**Required work**
Without the pictures, print the lines running from the beginning of the material to the line containing "var threeSigma = 11.83;", both ends included.

--- start of Data extract ---

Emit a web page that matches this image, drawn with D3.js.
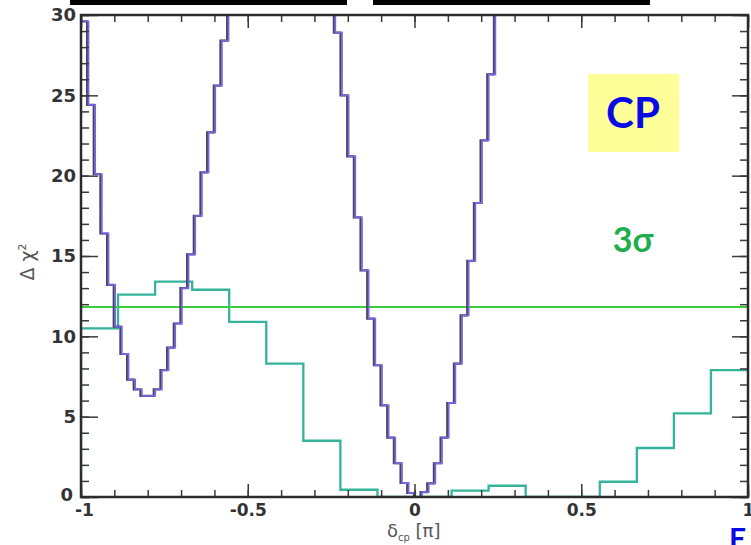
<!DOCTYPE html>
<html>
<head>
<meta charset="utf-8">
<script src="https://cdn.jsdelivr.net/npm/d3@7"></script>
<style>
  body { margin: 0; background: #fff; }
  svg { display: block; }
</style>
</head>
<body>
<div id="chart"></div>
<script>
// purple: 100 bins of 0.02 from -1 to 1 (values above 30 run off the top)
var purpleChi2 = [
    29.6, 24.4, 20.1, 16.4, 13.2, 10.6, 8.9, 7.3, 6.7, 6.3,
    6.3, 6.7, 7.9, 9.3, 10.8, 13.0, 15.1, 17.5, 20.2, 22.7,
    25.6, 28.4, 31.3, 34.0, 36.5, 38.7, 40.5, 41.9, 42.9, 43.4,
    43.5, 43.1, 42.2, 40.9, 39.2, 37.0, 35.0, 32.7, 28.9, 25.0,
    21.2, 17.4, 14.1, 11.1, 8.2, 5.7, 3.7, 2.1, 0.87, 0.25,
    0.0, 0.3, 0.85, 2.1, 3.7, 5.85, 8.3, 11.3, 14.7, 18.3,
    22.2, 26.3, 30.6, 35.2, 39.8, 44.1, 48.0, 51.3, 54.2, 56.5,
    58.3, 59.4, 60.0, 60.1, 59.6, 58.6, 57.1, 55.2, 53.0, 50.5,
    47.9, 45.3, 42.8, 40.5, 38.4, 36.6, 35.1, 33.9, 33.0, 32.4,
    32.0, 31.8, 31.7, 31.6, 31.5, 31.3, 31.0, 30.7, 30.4, 30.2
];

// teal: 18 bins of 1/9 from -1 to 1
var tealChi2 = [10.5, 12.6, 13.4, 12.9, 10.9, 8.3, 3.5, 0.45, 0.0,
                0.0, 0.4, 0.7, 0.0, 0.0, 0.95, 3.05, 5.2, 7.9];

var threeSigma = 11.83;

var xMajor = [-1, -0.5, 0, 0.5, 1];
var xMinor = d3.range(-10, 11).map(function (d) { return d / 10; });
var yMajor = [0, 5, 10, 15, 20, 25, 30];
var yMinor = d3.range(0, 31);

(function () {
    var width = 751,
        height = 545;

    var svg = d3.select("#chart")
        .append("svg")
        .attr("width", width)
        .attr("height", height);

    var left = 81, right = 748, top = 15, bottom = 497;

    var x = d3.scaleLinear().domain([-1, 1]).range([left, right]);
    var y = d3.scaleLinear().domain([0, 30]).range([bottom, top]);

    // bits of the slide frame at the very top
    svg.append("rect").attr("x", 70).attr("y", 0).attr("width", 277).attr("height", 5).attr("fill", "#000");
    svg.append("rect").attr("x", 373).attr("y", 0).attr("width", 277).attr("height", 5).attr("fill", "#000");

    svg.append("defs").append("clipPath")
        .attr("id", "plot-clip")
        .append("rect")
        .attr("x", left)
        .attr("y", top)
        .attr("width", right - left)
        .attr("height", bottom - top);

    var plot = svg.append("g").attr("clip-path", "url(#plot-clip)");

    var step = d3.line()
        .x(function (d) { return x(d[0]); })
        .y(function (d) { return y(d[1]); })
        .curve(d3.curveStepAfter);

    function histPoints(vals, startWithZero) {
        var w = 2 / vals.length;
        var pts = startWithZero ? [[-1, 0]] : [];
        vals.forEach(function (v, i) {
            pts.push([-1 + i * w, v]);
        });
        pts.push([1, vals[vals.length - 1]]);
        return pts;
    }

    // teal
    plot.append("path")
        .attr("d", step(histPoints(tealChi2, true)))
        .attr("fill", "none")
        .attr("stroke", "#34b49c")
        .attr("stroke-width", 2.3);

    // 3 sigma line
    plot.append("line")
        .attr("x1", left).attr("x2", right)
        .attr("y1", y(threeSigma)).attr("y2", y(threeSigma))
        .attr("stroke", "#3ccd3c")
        .attr("stroke-width", 2);

    // purple with dark edge
    var pp = step(histPoints(purpleChi2, false));
    plot.append("path")
        .attr("d", pp)
        .attr("transform", "translate(-0.6,0)")
        .attr("fill", "none")
        .attr("stroke", "#4a4258")
        .attr("stroke-width", 2.2);
    plot.append("path")
        .attr("d", pp)
        .attr("transform", "translate(0.8,0)")
        .attr("fill", "none")
        .attr("stroke", "#7468e0")
        .attr("stroke-width", 1.8);

    // ticks, all pointing inward
    function tickStyle(g) {
        g.select(".domain").remove();
        g.selectAll(".tick line").attr("stroke", "#3a3a3a").attr("stroke-width", 1.5);
        g.selectAll(".tick text")
            .attr("fill", "#333")
            .style("font-family", "'DejaVu Sans', sans-serif")
            .style("font-weight", "bold");
    }

    svg.append("g").attr("transform", "translate(0," + bottom + ")")
        .call(d3.axisBottom(x).tickValues(xMinor).tickSize(-7).tickFormat(""))
        .call(tickStyle);
    var xLab = svg.append("g").attr("transform", "translate(0," + bottom + ")")
        .call(d3.axisBottom(x).tickValues(xMajor).tickSize(-13).tickPadding(7)
            .tickFormat(function (d) { return String(d); }))
        .call(tickStyle);
    xLab.selectAll(".tick text").style("font-size", "17px");
    xLab.selectAll(".tick text").filter(function (d) { return d === -1; }).attr("dx", 3);

    svg.append("g").attr("transform", "translate(0," + top + ")")
        .call(d3.axisTop(x).tickValues(xMinor).tickSize(-7).tickFormat(""))
        .call(tickStyle);
    svg.append("g").attr("transform", "translate(0," + top + ")")
        .call(d3.axisTop(x).tickValues(xMajor).tickSize(-13).tickFormat(""))
        .call(tickStyle);

    svg.append("g").attr("transform", "translate(" + left + ",0)")
        .call(d3.axisLeft(y).tickValues(yMinor).tickSize(-8).tickFormat(""))
        .call(tickStyle);
    var yLab = svg.append("g").attr("transform", "translate(" + left + ",0)")
        .call(d3.axisLeft(y).tickValues(yMajor).tickSize(-17).tickPadding(5)
            .tickFormat(function (d) { return String(d); }))
        .call(tickStyle);
    yLab.selectAll(".tick text").style("font-size", "18px");
    yLab.selectAll(".tick text").filter(function (d) { return d === 0; }).attr("dx", -3).attr("dy", "0.2em");

    svg.append("g").attr("transform", "translate(" + right + ",0)")
        .call(d3.axisRight(y).tickValues(yMinor).tickSize(-8).tickFormat(""))
        .call(tickStyle);
    svg.append("g").attr("transform", "translate(" + right + ",0)")
        .call(d3.axisRight(y).tickValues(yMajor).tickSize(-16).tickFormat(""))
        .call(tickStyle);

    // frame
    svg.append("rect")
        .attr("x", left).attr("y", top)
        .attr("width", right - left).attr("height", bottom - top)
        .attr("fill", "none")
        .attr("stroke", "#2b2b2b")
        .attr("stroke-width", 2.5);

    // axis titles
    var xt = svg.append("text")
        .attr("x", 387).attr("y", 537)
        .attr("fill", "#555")
        .style("font-family", "'DejaVu Sans', sans-serif")
        .style("font-size", "18px");
    xt.append("tspan").text("δ");
    xt.append("tspan").attr("dy", 4).style("font-size", "10px").text("cp");
    xt.append("tspan").attr("dy", -4).text(" [π]");

    var yt = svg.append("text")
        .attr("transform", "translate(34,262) rotate(-90)")
        .attr("text-anchor", "middle")
        .attr("fill", "#555")
        .style("font-family", "'DejaVu Sans', sans-serif")
        .style("font-size", "19px");
    yt.append("tspan").text("Δ χ");
    yt.append("tspan").attr("dy", -8).style("font-size", "11px").text("2");

    // annotations
    svg.append("rect")
        .attr("x", 588).attr("y", 74)
        .attr("width", 91).attr("height", 78)
        .attr("fill", "#ffff99");
    svg.append("text")
        .attr("x", 633).attr("y", 128)
        .attr("text-anchor", "middle")
        .attr("fill", "#0a0ae6")
        .style("font-family", "Lato, 'Noto Sans', sans-serif")
        .style("font-weight", "bold")
        .style("font-size", "42px")
        .text("CP");
    svg.append("text")
        .attr("x", 633).attr("y", 252)
        .attr("text-anchor", "middle")
        .attr("fill", "#1fae4b")
        .style("font-family", "Lato, 'Noto Sans', sans-serif")
        .style("font-weight", "bold")
        .style("font-size", "34px")
        .text("3σ");
    svg.append("text")
        .attr("x", 729).attr("y", 550)
        .attr("fill", "#0a0ae6")
        .style("font-family", "Lato, 'Noto Sans', sans-serif")
        .style("font-weight", "bold")
        .style("font-size", "30px")
        .text("E");
})();
</script>
</body>
</html>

--- end of Data extract ---

**Full response**
Emit a web page that matches this image, drawn with D3.js.
<!DOCTYPE html>
<html>
<head>
<meta charset="utf-8">
<script src="https://cdn.jsdelivr.net/npm/d3@7"></script>
<style>
  body { margin: 0; background: #fff; }
  svg { display: block; }
</style>
</head>
<body>
<div id="chart"></div>
<script>
// purple: 100 bins of 0.02 from -1 to 1 (values above 30 run off the top)
var purpleChi2 = [
    29.6, 24.4, 20.1, 16.4, 13.2, 10.6, 8.9, 7.3, 6.7, 6.3,
    6.3, 6.7, 7.9, 9.3, 10.8, 13.0, 15.1, 17.5, 20.2, 22.7,
    25.6, 28.4, 31.3, 34.0, 36.5, 38.7, 40.5, 41.9, 42.9, 43.4,
    43.5, 43.1, 42.2, 40.9, 39.2, 37.0, 35.0, 32.7, 28.9, 25.0,
    21.2, 17.4, 14.1, 11.1, 8.2, 5.7, 3.7, 2.1, 0.87, 0.25,
    0.0, 0.3, 0.85, 2.1, 3.7, 5.85, 8.3, 11.3, 14.7, 18.3,
    22.2, 26.3, 30.6, 35.2, 39.8, 44.1, 48.0, 51.3, 54.2, 56.5,
    58.3, 59.4, 60.0, 60.1, 59.6, 58.6, 57.1, 55.2, 53.0, 50.5,
    47.9, 45.3, 42.8, 40.5, 38.4, 36.6, 35.1, 33.9, 33.0, 32.4,
    32.0, 31.8, 31.7, 31.6, 31.5, 31.3, 31.0, 30.7, 30.4, 30.2
];

// teal: 18 bins of 1/9 from -1 to 1
var tealChi2 = [10.5, 12.6, 13.4, 12.9, 10.9, 8.3, 3.5, 0.45, 0.0,
                0.0, 0.4, 0.7, 0.0, 0.0, 0.95, 3.05, 5.2, 7.9];

var threeSigma = 11.83;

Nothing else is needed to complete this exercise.